BTW, I really appreciate the "Pyra Builds Cool Shit" headline. It's true, and it reflects their values, and there's nothing wrong with liking yourself. Keep on diggin Pyra, it's entertaining. Microserfs meets the Web. Totally 1.0.
I don't know the story behind this car, but I've seen a few of them in Amsterdam and they're weird.
Jim Lynch: "It started off as a joint venture between Mercedes Benz and Swatch, based on the A-Class Mercedes that you're probably also seeing around town. The project ran into some initial trouble upon discovery of some safety problems with the A-Class, but those problems (rollover, I think) were resolved. I think that Sally Jessy Raphael or one of the daytime talkshow hosts has imported one into the States, but I don't expect to see one driving around the Valley anytime soon."

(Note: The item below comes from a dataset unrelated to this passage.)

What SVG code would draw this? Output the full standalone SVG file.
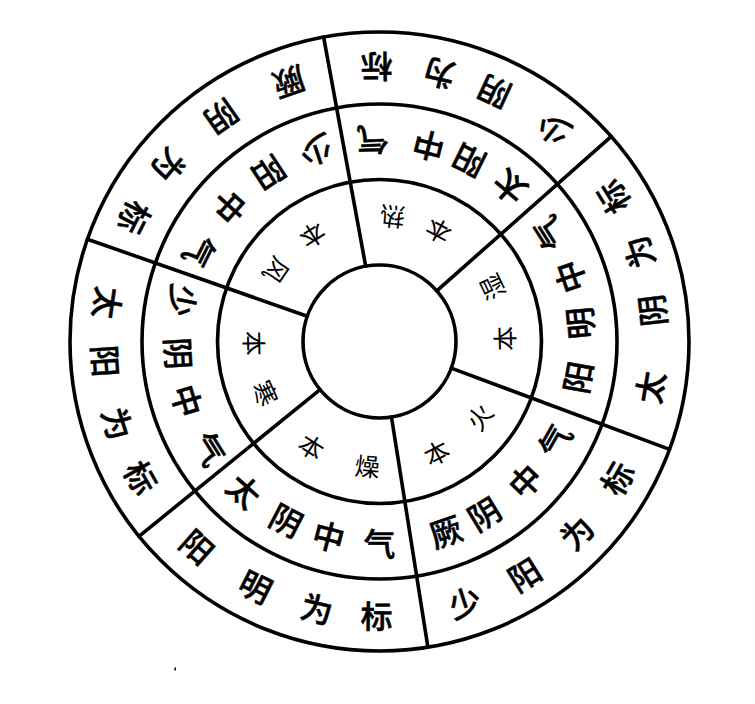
<svg xmlns="http://www.w3.org/2000/svg" width="755" height="704" viewBox="0 0 755 704">
<style>
.ring{fill:none;stroke:#000;stroke-width:3.6}
.div{stroke:#000;stroke-width:3.6;stroke-linecap:round}
text{font-family:"Noto Sans CJK SC","Noto Sans CJK TC",sans-serif;fill:#000;text-anchor:middle;dominant-baseline:central}
.o{font-size:32px;font-weight:500;stroke:#000;stroke-width:0.5}
.m{font-size:32px;font-weight:500;stroke:#000;stroke-width:0.5}
.i{font-size:25px}
</style>
<rect width="755" height="704" fill="#fff"/>
<g id="rings">
<circle class="ring" cx="379.5" cy="341.5" r="309.5"/>
<circle class="ring" cx="379.5" cy="341.5" r="237.5"/>
<circle class="ring" cx="379.5" cy="341.5" r="162"/>
<circle class="ring" cx="379.5" cy="341.5" r="76.5"/>
</g>
<g id="connectors">
<line class="div" x1="76.5" y1="0" x2="309.5" y2="0" transform="translate(379.5 341.5) rotate(-100.4)"/>
<line class="div" x1="76.5" y1="0" x2="309.5" y2="0" transform="translate(379.5 341.5) rotate(199.3)"/>
<line class="div" x1="76.5" y1="0" x2="309.5" y2="0" transform="translate(379.5 341.5) rotate(-41.5)"/>
<line class="div" x1="76.5" y1="0" x2="309.5" y2="0" transform="translate(379.5 341.5) rotate(20.4)"/>
<line class="div" x1="76.5" y1="0" x2="309.5" y2="0" transform="translate(379.5 341.5) rotate(81)"/>
<line class="div" x1="76.5" y1="0" x2="309.5" y2="0" transform="translate(379.5 341.5) rotate(141)"/>
</g>
<g id="shaoyin">
<text class="o" transform="translate(379.5 341.5) rotate(-50.7) translate(273 0) rotate(-90)">少</text>
<text class="o" transform="translate(379.5 341.5) rotate(-65.3) translate(273 0) rotate(-90)">阴</text>
<text class="o" transform="translate(379.5 341.5) rotate(-77.4) translate(273 0) rotate(-90)">为</text>
<text class="o" transform="translate(379.5 341.5) rotate(-90.6) translate(273 0) rotate(-90)">标</text>
<text class="m" transform="translate(379.5 341.5) rotate(-49.8) translate(200 0) rotate(-90)">太</text>
<text class="m" transform="translate(379.5 341.5) rotate(-63.7) translate(200 0) rotate(-90)">阳</text>
<text class="m" transform="translate(379.5 341.5) rotate(-75.9) translate(200 0) rotate(-90)">中</text>
<text class="m" transform="translate(379.5 341.5) rotate(-92) translate(200 0) rotate(-90)">气</text>
<text class="i" transform="translate(379.5 341.5) rotate(-62) translate(124 0) rotate(-90)">本</text>
<text class="i" transform="translate(379.5 341.5) rotate(-84) translate(124 0) rotate(-90)">热</text>
</g>
<g id="taiyin">
<text class="o" transform="translate(379.5 341.5) rotate(9.6) translate(273 0) rotate(-90)">太</text>
<text class="o" transform="translate(379.5 341.5) rotate(-6.5) translate(273 0) rotate(-90)">阴</text>
<text class="o" transform="translate(379.5 341.5) rotate(-19) translate(273 0) rotate(-90)">为</text>
<text class="o" transform="translate(379.5 341.5) rotate(-31.7) translate(273 0) rotate(-90)">标</text>
<text class="m" transform="translate(379.5 341.5) rotate(10.2) translate(200 0) rotate(-90)">阳</text>
<text class="m" transform="translate(379.5 341.5) rotate(-5.2) translate(200 0) rotate(-90)">明</text>
<text class="m" transform="translate(379.5 341.5) rotate(-18.8) translate(200 0) rotate(-90)">中</text>
<text class="m" transform="translate(379.5 341.5) rotate(-32.5) translate(200 0) rotate(-90)">气</text>
<text class="i" transform="translate(379.5 341.5) rotate(-1.4) translate(124 0) rotate(-90)">本</text>
<text class="i" transform="translate(379.5 341.5) rotate(-25.7) translate(124 0) rotate(-90)">湿</text>
</g>
<g id="shaoyang">
<text class="o" transform="translate(379.5 341.5) rotate(71.9) translate(273 0) rotate(-90)">少</text>
<text class="o" transform="translate(379.5 341.5) rotate(58.1) translate(273 0) rotate(-90)">阳</text>
<text class="o" transform="translate(379.5 341.5) rotate(44.1) translate(273 0) rotate(-90)">为</text>
<text class="o" transform="translate(379.5 341.5) rotate(29.9) translate(273 0) rotate(-90)">标</text>
<text class="m" transform="translate(379.5 341.5) rotate(70.8) translate(200 0) rotate(-90)">厥</text>
<text class="m" transform="translate(379.5 341.5) rotate(58.7) translate(200 0) rotate(-90)">阴</text>
<text class="m" transform="translate(379.5 341.5) rotate(43.8) translate(200 0) rotate(-90)">中</text>
<text class="m" transform="translate(379.5 341.5) rotate(29.6) translate(200 0) rotate(-90)">气</text>
<text class="i" transform="translate(379.5 341.5) rotate(62.8) translate(124 0) rotate(-90)">本</text>
<text class="i" transform="translate(379.5 341.5) rotate(37) translate(124 0) rotate(-90)">火</text>
</g>
<g id="yangming">
<text class="o" transform="translate(379.5 341.5) rotate(131.6) translate(273 0) rotate(-90)">阳</text>
<text class="o" transform="translate(379.5 341.5) rotate(116.8) translate(273 0) rotate(-90)">明</text>
<text class="o" transform="translate(379.5 341.5) rotate(103.2) translate(273 0) rotate(-90)">为</text>
<text class="o" transform="translate(379.5 341.5) rotate(90.6) translate(273 0) rotate(-90)">标</text>
<text class="m" transform="translate(379.5 341.5) rotate(132.2) translate(200 0) rotate(-90)">太</text>
<text class="m" transform="translate(379.5 341.5) rotate(117.5) translate(200 0) rotate(-90)">阴</text>
<text class="m" transform="translate(379.5 341.5) rotate(104.6) translate(200 0) rotate(-90)">中</text>
<text class="m" transform="translate(379.5 341.5) rotate(90) translate(200 0) rotate(-90)">气</text>
<text class="i" transform="translate(379.5 341.5) rotate(122.8) translate(124 0) rotate(-90)">本</text>
<text class="i" transform="translate(379.5 341.5) rotate(95.5) translate(124 0) rotate(-90)">燥</text>
</g>
<g id="taiyang">
<text class="o" transform="translate(379.5 341.5) rotate(188.1) translate(273 0) rotate(-90)">太</text>
<text class="o" transform="translate(379.5 341.5) rotate(175.9) translate(273 0) rotate(-90)">阳</text>
<text class="o" transform="translate(379.5 341.5) rotate(162.6) translate(273 0) rotate(-90)">为</text>
<text class="o" transform="translate(379.5 341.5) rotate(150.3) translate(273 0) rotate(-90)">标</text>
<text class="m" transform="translate(379.5 341.5) rotate(191.7) translate(200 0) rotate(-90)">少</text>
<text class="m" transform="translate(379.5 341.5) rotate(176.6) translate(200 0) rotate(-90)">阴</text>
<text class="m" transform="translate(379.5 341.5) rotate(162.9) translate(200 0) rotate(-90)">中</text>
<text class="m" transform="translate(379.5 341.5) rotate(147.8) translate(200 0) rotate(-90)">气</text>
<text class="i" transform="translate(379.5 341.5) rotate(179.1) translate(124 0) rotate(-90)">本</text>
<text class="i" transform="translate(379.5 341.5) rotate(155.7) translate(124 0) rotate(-90)">寒</text>
</g>
<g id="jueyin">
<text class="o" transform="translate(379.5 341.5) rotate(250.8) translate(273 0) rotate(-90)">厥</text>
<text class="o" transform="translate(379.5 341.5) rotate(234.9) translate(273 0) rotate(-90)">阴</text>
<text class="o" transform="translate(379.5 341.5) rotate(219.9) translate(273 0) rotate(-90)">为</text>
<text class="o" transform="translate(379.5 341.5) rotate(206.8) translate(273 0) rotate(-90)">标</text>
<text class="m" transform="translate(379.5 341.5) rotate(251.6) translate(200 0) rotate(-90)">少</text>
<text class="m" transform="translate(379.5 341.5) rotate(236.7) translate(200 0) rotate(-90)">阳</text>
<text class="m" transform="translate(379.5 341.5) rotate(222) translate(200 0) rotate(-90)">中</text>
<text class="m" transform="translate(379.5 341.5) rotate(206.8) translate(200 0) rotate(-90)">气</text>
<text class="i" transform="translate(379.5 341.5) rotate(237.8) translate(124 0) rotate(-90)">本</text>
<text class="i" transform="translate(379.5 341.5) rotate(214.6) translate(124 0) rotate(-90)">风</text>
</g>
<path d="M175.5 667.5 L174.8 670.5" stroke="#000" stroke-width="1.5" fill="none"/>
</svg>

Nick Sweeney: "What surprises me about Smart Cars is that you don't see them thrown or pushed into canals more often by weekend tour parties who've had too much Heineken."
Web RPCs considered harmful, further thoughts
More discussion of Ken MacLeod's caveat at WWW9 and on the SOAP mail list. I had second thoughts similar to Ken's after posting my initial response, and then I thought some more and realized that these concerns are better applied to software that's in broad distribution today.
An example, I installed Red Hat a few months back and put a pointer on Scripting News. Back came emails from readers telling me to turn this and that off, I was pretty horrified to find out how exposed my system was and all I did was click the Install button.
How many Red Hat servers are running right now.
The dark side of the Web reaches the desktop
Business Week: "These changes represent an important philosophical shift by Microsoft. 'From this point forward," says Sinofsky, "security is the top design point for Office, even if it means less flexibility.'"
There's something unweblike about what the Webby awards have become. They celebrate individual accomplishment, and that's cool with me, but the focus is not on how the Web allows people to share, which is imho, the only interesting and unique thing about the Web. It's OK that we have an Oscar-equivalent in the Web world, but I also want to see Pulitzer-equivalent, perhaps even a Nobel-equivalent. Let's put focus on quality and humanity, not just stardom. We've got plenty of that in TV, movies and magazines. Of course we have it on the Web too, but that's not all we have.
Good morning Amsterdam! Rise and shine. It's the middle of the night in the US. What a trip. I'm going to look for a good old US breakfast, and then do the tutorials at WWW9. Great dinner last night with Edd, had a lovely seat overlooking one of the canals. And synchronicity kicks in again. I got an email from Bernie DeKoven saying that he's coming to Amsterdam, arriving tomorrow (which is yesterday back in the US or something like that).
Tomorrow Andrea comes to Amsterdam with a full itinerary. Bernie, Andrea, Andre, the whole world seems to be coming to Amsterdam. And all anyone wants to know is what will Blogger announce this week!
An anonymous post to the xml-dev list that is causing some consternation.
Tim Berners-Lee starts the XML-URI list.
Susan Kitchens: "They speak English here!"